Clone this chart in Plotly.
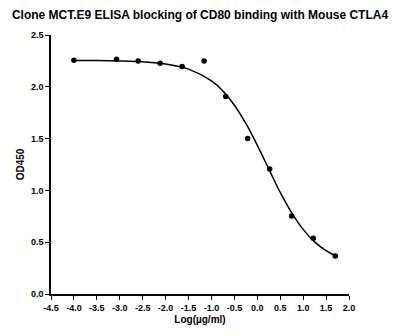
import plotly.graph_objects as go

# Measured data points (log concentration, OD450)
log_conc = [-4.0, -3.07, -2.60, -2.12, -1.64, -1.16, -0.69, -0.21, 0.27, 0.75, 1.22, 1.70]
od450 = [2.257, 2.267, 2.248, 2.228, 2.197, 2.248, 1.907, 1.50, 1.206, 0.752, 0.538, 0.366]

# Fitted curve
curve_x = [-4.0, -3.5, -3.0, -2.5, -2.0, -1.5, -1.0, -0.75, -0.5, -0.25, 0.0, 0.25, 0.5, 0.75, 1.0, 1.25, 1.5, 1.7]
curve_y = [2.254, 2.253, 2.249, 2.241, 2.221, 2.171, 2.057, 1.96, 1.822, 1.646, 1.435, 1.207, 0.98, 0.784, 0.624, 0.503, 0.418, 0.369]

# Tick labels
x_tickvals = [-4.5, -4.0, -3.5, -3.0, -2.5, -2.0, -1.5, -1.0, -0.5, 0.0, 0.5, 1.0, 1.5, 2.0]
x_ticktext = ["-4.5", "-4.0", "-3.5", "-3.0", "-2.5", "-2.0", "-1.5", "-1.0", "-0.5", "0.0", "0.5", "1.0", "1.5", "2.0"]
y_tickvals = [0.0, 0.5, 1.0, 1.5, 2.0, 2.5]
y_ticktext = ["0.0", "0.5", "1.0", "1.5", "2.0", "2.5"]

title_text = "Clone MCT.E9 ELISA blocking of CD80 binding with Mouse CTLA4"
x_title = "Log(µg/ml)"
y_title = "OD450"

fig = go.Figure()
fig.add_trace(go.Scatter(x=curve_x, y=curve_y, mode="lines",
                         line=dict(color="black", width=1.5, shape="spline"),
                         hoverinfo="skip", showlegend=False))
fig.add_trace(go.Scatter(x=log_conc, y=od450, mode="markers",
                         marker=dict(color="black", size=5.5),
                         showlegend=False))

font_family = "Liberation Sans, Arial, sans-serif"
fig.update_layout(
    width=400, height=336,
    margin=dict(l=51, r=51, t=35, b=39),
    paper_bgcolor="white", plot_bgcolor="white",
    title=dict(text="<b>" + title_text + "</b>", x=0.5, xanchor="center",
               y=1 - 15 / 336, yanchor="middle",
               font=dict(family=font_family, size=12, color="black")),
    font=dict(family=font_family, color="black"),
)
fig.update_xaxes(
    range=[-4.5, 2.0], tickmode="array", tickvals=x_tickvals,
    ticktext=["<b>" + t + "</b>" for t in x_ticktext],
    showgrid=False, zeroline=False, showline=True, linecolor="black", linewidth=1.5,
    ticks="outside", ticklen=4, tickwidth=1.2, tickcolor="black",
    tickfont=dict(family=font_family, size=9, color="black"),
    title=dict(text="<b>" + x_title + "</b>", standoff=4,
               font=dict(family=font_family, size=10, color="black")),
)
fig.update_yaxes(
    range=[0, 2.5], tickmode="array", tickvals=y_tickvals,
    ticktext=["<b>" + t + "</b>" for t in y_ticktext],
    showgrid=False, zeroline=False, showline=True, linecolor="black", linewidth=1.5,
    ticks="outside", ticklen=4, tickwidth=1.2, tickcolor="black",
    tickfont=dict(family=font_family, size=9, color="black"),
    title=dict(text="<b>" + y_title + "</b>", standoff=4,
               font=dict(family=font_family, size=10, color="black")),
)

fig.write_html("out.html")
※ ※ ※
Skip every picture and transcribe the data above exactly.

Clone this chart in Plotly.
import plotly.graph_objects as go

# Measured data points (log concentration, OD450)
log_conc = [-4.0, -3.07, -2.60, -2.12, -1.64, -1.16, -0.69, -0.21, 0.27, 0.75, 1.22, 1.70]
od450 = [2.257, 2.267, 2.248, 2.228, 2.197, 2.248, 1.907, 1.50, 1.206, 0.752, 0.538, 0.366]

# Fitted curve
curve_x = [-4.0, -3.5, -3.0, -2.5, -2.0, -1.5, -1.0, -0.75, -0.5, -0.25, 0.0, 0.25, 0.5, 0.75, 1.0, 1.25, 1.5, 1.7]
curve_y = [2.254, 2.253, 2.249, 2.241, 2.221, 2.171, 2.057, 1.96, 1.822, 1.646, 1.435, 1.207, 0.98, 0.784, 0.624, 0.503, 0.418, 0.369]

# Tick labels
x_tickvals = [-4.5, -4.0, -3.5, -3.0, -2.5, -2.0, -1.5, -1.0, -0.5, 0.0, 0.5, 1.0, 1.5, 2.0]
x_ticktext = ["-4.5", "-4.0", "-3.5", "-3.0", "-2.5", "-2.0", "-1.5", "-1.0", "-0.5", "0.0", "0.5", "1.0", "1.5", "2.0"]
y_tickvals = [0.0, 0.5, 1.0, 1.5, 2.0, 2.5]
y_ticktext = ["0.0", "0.5", "1.0", "1.5", "2.0", "2.5"]

title_text = "Clone MCT.E9 ELISA blocking of CD80 binding with Mouse CTLA4"
x_title = "Log(µg/ml)"
y_title = "OD450"

fig = go.Figure()
fig.add_trace(go.Scatter(x=curve_x, y=curve_y, mode="lines",
                         line=dict(color="black", width=1.5, shape="spline"),
                         hoverinfo="skip", showlegend=False))
fig.add_trace(go.Scatter(x=log_conc, y=od450, mode="markers",
                         marker=dict(color="black", size=5.5),
                         showlegend=False))

font_family = "Liberation Sans, Arial, sans-serif"
fig.update_layout(
    width=400, height=336,
    margin=dict(l=51, r=51, t=35, b=39),
    paper_bgcolor="white", plot_bgcolor="white",
    title=dict(text="<b>" + title_text + "</b>", x=0.5, xanchor="center",
               y=1 - 15 / 336, yanchor="middle",
               font=dict(family=font_family, size=12, color="black")),
    font=dict(family=font_family, color="black"),
)
fig.update_xaxes(
    range=[-4.5, 2.0], tickmode="array", tickvals=x_tickvals,
    ticktext=["<b>" + t + "</b>" for t in x_ticktext],
    showgrid=False, zeroline=False, showline=True, linecolor="black", linewidth=1.5,
    ticks="outside", ticklen=4, tickwidth=1.2, tickcolor="black",
    tickfont=dict(family=font_family, size=9, color="black"),
    title=dict(text="<b>" + x_title + "</b>", standoff=4,
               font=dict(family=font_family, size=10, color="black")),
)
fig.update_yaxes(
    range=[0, 2.5], tickmode="array", tickvals=y_tickvals,
    ticktext=["<b>" + t + "</b>" for t in y_ticktext],
    showgrid=False, zeroline=False, showline=True, linecolor="black", linewidth=1.5,
    ticks="outside", ticklen=4, tickwidth=1.2, tickcolor="black",
    tickfont=dict(family=font_family, size=9, color="black"),
    title=dict(text="<b>" + y_title + "</b>", standoff=4,
               font=dict(family=font_family, size=10, color="black")),
)

fig.write_html("out.html")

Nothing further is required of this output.